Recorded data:
-=-=-

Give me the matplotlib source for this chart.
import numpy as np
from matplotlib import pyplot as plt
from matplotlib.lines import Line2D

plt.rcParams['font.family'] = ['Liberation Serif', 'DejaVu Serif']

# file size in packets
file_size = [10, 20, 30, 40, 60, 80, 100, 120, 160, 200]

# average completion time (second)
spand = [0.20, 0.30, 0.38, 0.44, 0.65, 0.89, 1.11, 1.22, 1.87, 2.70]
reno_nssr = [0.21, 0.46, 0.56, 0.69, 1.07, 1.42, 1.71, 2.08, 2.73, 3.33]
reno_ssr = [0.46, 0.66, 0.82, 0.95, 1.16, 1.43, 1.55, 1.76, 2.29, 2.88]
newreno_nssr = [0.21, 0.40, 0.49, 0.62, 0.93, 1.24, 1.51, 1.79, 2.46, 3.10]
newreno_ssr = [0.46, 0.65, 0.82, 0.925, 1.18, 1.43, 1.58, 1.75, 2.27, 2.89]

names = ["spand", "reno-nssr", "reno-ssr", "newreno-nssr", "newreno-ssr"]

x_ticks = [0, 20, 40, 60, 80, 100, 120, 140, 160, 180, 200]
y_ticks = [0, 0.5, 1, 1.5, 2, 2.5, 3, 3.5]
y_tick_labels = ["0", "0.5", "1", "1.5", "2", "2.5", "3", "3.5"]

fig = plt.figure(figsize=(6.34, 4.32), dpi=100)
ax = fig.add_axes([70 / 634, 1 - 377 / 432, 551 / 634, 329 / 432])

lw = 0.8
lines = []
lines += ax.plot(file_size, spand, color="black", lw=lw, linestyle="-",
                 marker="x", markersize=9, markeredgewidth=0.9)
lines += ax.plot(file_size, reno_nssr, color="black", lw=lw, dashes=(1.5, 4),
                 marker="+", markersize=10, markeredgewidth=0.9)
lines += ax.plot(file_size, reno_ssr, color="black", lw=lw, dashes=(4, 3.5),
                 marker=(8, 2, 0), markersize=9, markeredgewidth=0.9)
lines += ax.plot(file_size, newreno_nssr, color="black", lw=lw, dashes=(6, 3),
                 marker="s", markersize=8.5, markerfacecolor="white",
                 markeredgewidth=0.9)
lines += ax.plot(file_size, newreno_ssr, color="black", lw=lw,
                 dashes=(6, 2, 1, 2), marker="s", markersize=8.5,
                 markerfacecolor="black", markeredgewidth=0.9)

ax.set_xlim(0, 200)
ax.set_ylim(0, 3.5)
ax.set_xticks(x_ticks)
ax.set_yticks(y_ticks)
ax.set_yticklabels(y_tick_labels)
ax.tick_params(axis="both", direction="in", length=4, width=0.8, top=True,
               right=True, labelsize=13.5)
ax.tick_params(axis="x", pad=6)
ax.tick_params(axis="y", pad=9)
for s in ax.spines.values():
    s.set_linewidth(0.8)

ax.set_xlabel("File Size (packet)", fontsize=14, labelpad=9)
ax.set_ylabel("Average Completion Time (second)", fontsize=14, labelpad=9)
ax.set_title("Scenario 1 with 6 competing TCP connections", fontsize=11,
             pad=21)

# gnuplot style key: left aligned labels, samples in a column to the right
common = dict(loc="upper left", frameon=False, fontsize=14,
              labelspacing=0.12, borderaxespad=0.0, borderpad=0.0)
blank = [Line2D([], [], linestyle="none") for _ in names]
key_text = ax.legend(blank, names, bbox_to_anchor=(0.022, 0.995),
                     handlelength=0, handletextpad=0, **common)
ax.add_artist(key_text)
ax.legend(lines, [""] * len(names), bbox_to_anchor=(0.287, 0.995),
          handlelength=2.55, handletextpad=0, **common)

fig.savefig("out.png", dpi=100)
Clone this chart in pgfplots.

-=-=-

Short exercise: Set down the material above again, word for word.

The solution:
Give me the matplotlib source for this chart.
import numpy as np
from matplotlib import pyplot as plt
from matplotlib.lines import Line2D

plt.rcParams['font.family'] = ['Liberation Serif', 'DejaVu Serif']

# file size in packets
file_size = [10, 20, 30, 40, 60, 80, 100, 120, 160, 200]

# average completion time (second)
spand = [0.20, 0.30, 0.38, 0.44, 0.65, 0.89, 1.11, 1.22, 1.87, 2.70]
reno_nssr = [0.21, 0.46, 0.56, 0.69, 1.07, 1.42, 1.71, 2.08, 2.73, 3.33]
reno_ssr = [0.46, 0.66, 0.82, 0.95, 1.16, 1.43, 1.55, 1.76, 2.29, 2.88]
newreno_nssr = [0.21, 0.40, 0.49, 0.62, 0.93, 1.24, 1.51, 1.79, 2.46, 3.10]
newreno_ssr = [0.46, 0.65, 0.82, 0.925, 1.18, 1.43, 1.58, 1.75, 2.27, 2.89]

names = ["spand", "reno-nssr", "reno-ssr", "newreno-nssr", "newreno-ssr"]

x_ticks = [0, 20, 40, 60, 80, 100, 120, 140, 160, 180, 200]
y_ticks = [0, 0.5, 1, 1.5, 2, 2.5, 3, 3.5]
y_tick_labels = ["0", "0.5", "1", "1.5", "2", "2.5", "3", "3.5"]

fig = plt.figure(figsize=(6.34, 4.32), dpi=100)
ax = fig.add_axes([70 / 634, 1 - 377 / 432, 551 / 634, 329 / 432])

lw = 0.8
lines = []
lines += ax.plot(file_size, spand, color="black", lw=lw, linestyle="-",
                 marker="x", markersize=9, markeredgewidth=0.9)
lines += ax.plot(file_size, reno_nssr, color="black", lw=lw, dashes=(1.5, 4),
                 marker="+", markersize=10, markeredgewidth=0.9)
lines += ax.plot(file_size, reno_ssr, color="black", lw=lw, dashes=(4, 3.5),
                 marker=(8, 2, 0), markersize=9, markeredgewidth=0.9)
lines += ax.plot(file_size, newreno_nssr, color="black", lw=lw, dashes=(6, 3),
                 marker="s", markersize=8.5, markerfacecolor="white",
                 markeredgewidth=0.9)
lines += ax.plot(file_size, newreno_ssr, color="black", lw=lw,
                 dashes=(6, 2, 1, 2), marker="s", markersize=8.5,
                 markerfacecolor="black", markeredgewidth=0.9)

ax.set_xlim(0, 200)
ax.set_ylim(0, 3.5)
ax.set_xticks(x_ticks)
ax.set_yticks(y_ticks)
ax.set_yticklabels(y_tick_labels)
ax.tick_params(axis="both", direction="in", length=4, width=0.8, top=True,
               right=True, labelsize=13.5)
ax.tick_params(axis="x", pad=6)
ax.tick_params(axis="y", pad=9)
for s in ax.spines.values():
    s.set_linewidth(0.8)

ax.set_xlabel("File Size (packet)", fontsize=14, labelpad=9)
ax.set_ylabel("Average Completion Time (second)", fontsize=14, labelpad=9)
ax.set_title("Scenario 1 with 6 competing TCP connections", fontsize=11,
             pad=21)

# gnuplot style key: left aligned labels, samples in a column to the right
common = dict(loc="upper left", frameon=False, fontsize=14,
              labelspacing=0.12, borderaxespad=0.0, borderpad=0.0)
blank = [Line2D([], [], linestyle="none") for _ in names]
key_text = ax.legend(blank, names, bbox_to_anchor=(0.022, 0.995),
                     handlelength=0, handletextpad=0, **common)
ax.add_artist(key_text)
ax.legend(lines, [""] * len(names), bbox_to_anchor=(0.287, 0.995),
          handlelength=2.55, handletextpad=0, **common)

fig.savefig("out.png", dpi=100)
Clone this chart in pgfplots.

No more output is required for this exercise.